If two engines produce different energies for the same force field, you cannot trust that one engine's implementation is correct. Machine-precision agreement validates that JAX, JAX-MD, and OpenMM all compute the same math for the same functional form. Note: this parity only holds when engines share the same functional form and non-bonded treatment (combining rules, 1-4 scaling, cutoffs). Engines with different force field equations or different non-bonded parameters will naturally produce different results.


Frequency Accuracy After Optimization

How well do the optimized MM frequencies match the QM reference? This is the primary accuracy metric — the whole point of Q2MM.

Best Result: JAX + Powell (Score = 0.000)

Powell on both JAX backends converges to a perfect score (0.000), meaning all optimized MM frequencies exactly match the QM reference. This is expected for a fully determined system (8 free parameters, 9 frequency targets).

Starting from Seminario estimates (RMSD = 156.9 cm⁻¹), the optimizer corrects all force constants to reproduce B3LYP/6-31+G(d) harmonic frequencies within floating-point precision.

Worst Result: L-BFGS-B with Finite Differences (Score = 0.077)

L-BFGS-B converges to a suboptimal local minimum on all backends. With finite-difference gradients (eps=1e-3), it cannot navigate the shallow objective landscape — particularly for coupled bending/stretching modes. Connecting energy_and_param_grad() (analytical gradients) would likely fix this.


Seminario Method

Extracting bond/angle force constants from a QM Hessian matrix.

Molecule Atoms Time
Water 3 0.4 ms
CH₃F 5 1.2 ms

The Seminario method is pure NumPy linear algebra (eigenvalue decomposition of 3×3 Hessian sub-blocks). It is effectively instant compared to everything else in the pipeline. It provides a good starting point (RMSD 156.9 cm⁻¹ vs default 1870.1 cm⁻¹) but further optimization is needed for high accuracy.


QM Calculations (Psi4)

These are run once per molecule to generate reference data, not during the optimization loop.

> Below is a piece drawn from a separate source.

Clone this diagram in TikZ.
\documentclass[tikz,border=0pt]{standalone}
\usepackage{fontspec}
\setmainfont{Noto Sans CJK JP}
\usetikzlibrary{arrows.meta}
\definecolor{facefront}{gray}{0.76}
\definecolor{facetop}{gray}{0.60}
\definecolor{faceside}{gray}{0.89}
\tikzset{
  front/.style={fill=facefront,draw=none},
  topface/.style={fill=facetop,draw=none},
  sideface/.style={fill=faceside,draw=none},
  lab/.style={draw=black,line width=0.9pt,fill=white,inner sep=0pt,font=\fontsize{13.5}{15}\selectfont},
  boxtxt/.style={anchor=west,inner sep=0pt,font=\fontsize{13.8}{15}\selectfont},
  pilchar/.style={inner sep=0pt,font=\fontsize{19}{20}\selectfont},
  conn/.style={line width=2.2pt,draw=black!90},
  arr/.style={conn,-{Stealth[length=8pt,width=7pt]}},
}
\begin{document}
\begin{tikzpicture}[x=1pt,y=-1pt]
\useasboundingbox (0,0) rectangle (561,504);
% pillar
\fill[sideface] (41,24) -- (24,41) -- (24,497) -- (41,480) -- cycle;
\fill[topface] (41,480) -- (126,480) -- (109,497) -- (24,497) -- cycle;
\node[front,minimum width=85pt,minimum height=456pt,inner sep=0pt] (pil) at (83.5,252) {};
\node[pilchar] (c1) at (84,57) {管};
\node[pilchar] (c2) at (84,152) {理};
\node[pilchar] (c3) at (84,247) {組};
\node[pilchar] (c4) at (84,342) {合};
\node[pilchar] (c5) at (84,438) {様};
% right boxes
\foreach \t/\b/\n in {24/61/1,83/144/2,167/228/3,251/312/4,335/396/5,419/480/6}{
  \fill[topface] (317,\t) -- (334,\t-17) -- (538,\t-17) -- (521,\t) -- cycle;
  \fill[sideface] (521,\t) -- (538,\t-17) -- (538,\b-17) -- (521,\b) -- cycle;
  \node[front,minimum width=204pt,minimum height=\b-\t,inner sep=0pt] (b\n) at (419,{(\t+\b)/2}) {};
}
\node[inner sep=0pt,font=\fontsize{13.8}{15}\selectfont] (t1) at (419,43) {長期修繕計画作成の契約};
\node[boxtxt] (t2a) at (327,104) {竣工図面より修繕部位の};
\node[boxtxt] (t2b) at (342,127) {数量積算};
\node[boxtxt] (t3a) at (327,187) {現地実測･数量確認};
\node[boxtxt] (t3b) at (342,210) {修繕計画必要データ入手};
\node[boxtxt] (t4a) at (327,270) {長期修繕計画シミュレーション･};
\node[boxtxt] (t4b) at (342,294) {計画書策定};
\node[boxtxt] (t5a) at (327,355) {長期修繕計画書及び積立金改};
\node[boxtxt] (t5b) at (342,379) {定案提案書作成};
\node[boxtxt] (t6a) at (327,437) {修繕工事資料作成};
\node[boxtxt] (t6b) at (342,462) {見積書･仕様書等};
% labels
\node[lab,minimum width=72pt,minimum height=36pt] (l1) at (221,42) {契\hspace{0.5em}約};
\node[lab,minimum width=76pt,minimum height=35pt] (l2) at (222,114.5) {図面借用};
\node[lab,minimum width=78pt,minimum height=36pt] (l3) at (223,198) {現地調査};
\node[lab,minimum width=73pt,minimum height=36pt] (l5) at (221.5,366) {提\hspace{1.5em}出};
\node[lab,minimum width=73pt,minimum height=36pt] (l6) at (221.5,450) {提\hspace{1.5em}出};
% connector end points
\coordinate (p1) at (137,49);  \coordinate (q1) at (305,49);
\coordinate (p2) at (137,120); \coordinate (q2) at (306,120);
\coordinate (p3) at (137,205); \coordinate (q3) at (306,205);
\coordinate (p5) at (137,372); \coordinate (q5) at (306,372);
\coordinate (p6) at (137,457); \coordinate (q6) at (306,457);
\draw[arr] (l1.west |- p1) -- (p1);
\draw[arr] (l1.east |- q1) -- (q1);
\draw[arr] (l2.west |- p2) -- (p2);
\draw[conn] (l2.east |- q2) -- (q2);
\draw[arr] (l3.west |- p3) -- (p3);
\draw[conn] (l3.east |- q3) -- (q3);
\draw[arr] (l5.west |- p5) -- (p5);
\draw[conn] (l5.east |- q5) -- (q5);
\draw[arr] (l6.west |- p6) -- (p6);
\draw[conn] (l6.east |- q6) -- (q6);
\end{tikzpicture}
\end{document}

Calculation Level Molecule Time
Energy B3LYP/6-31G* Water (3 atoms) 1.1 s
Hessian B3LYP/6-31G* Water (3 atoms) 7.8 s

Scaling notes:

  • QM cost scales as O(N³)–O(N⁴) with basis functions. A 30-atom organic molecule with 6-31G* takes ~5–30 minutes for a Hessian.
  • Transition state Hessians (for TSFF work) take the same time but contain one negative eigenvalue along the reaction coordinate.
  • Psi4 parallelizes well — set psi4.set_num_threads(N) for multi-core speedup.

Bottleneck Analysis

For a typical small-molecule optimization workflow:

QM Hessian (one-time)    ████████████████  7.8 s
Seminario (one-time)     ▏                 0.001 s
Optimization loop        ████████████████████████████████████  0.8–2 s (JAX)
  └─ per evaluation      ▏                 0.0005 s (JAX energy call)

The energy evaluation is the bottleneck. Strategies to speed up:

  1. Use JAX or JAX-MD — ~1000–2000 eval/s, 5–10× faster than OpenMM
  2. Use OpenMM over Tinker — ~190 eval/s vs ~1.3 eval/s
  3. Reduce evaluations — Nelder-Mead converges in ~400 evaluations
  4. Fewer molecules/geometries — each adds one energy call per evaluation
  5. Analytical gradients — JAX and JAX-MD support energy_and_param_grad() via jax.grad, eliminating the 2N+1 finite-difference overhead

Benchmarks generated by q2mm-benchmark CLI — all methods start from identical perturbed parameters (Seminario estimates). Run q2mm-benchmark --list to see available backends and optimizers.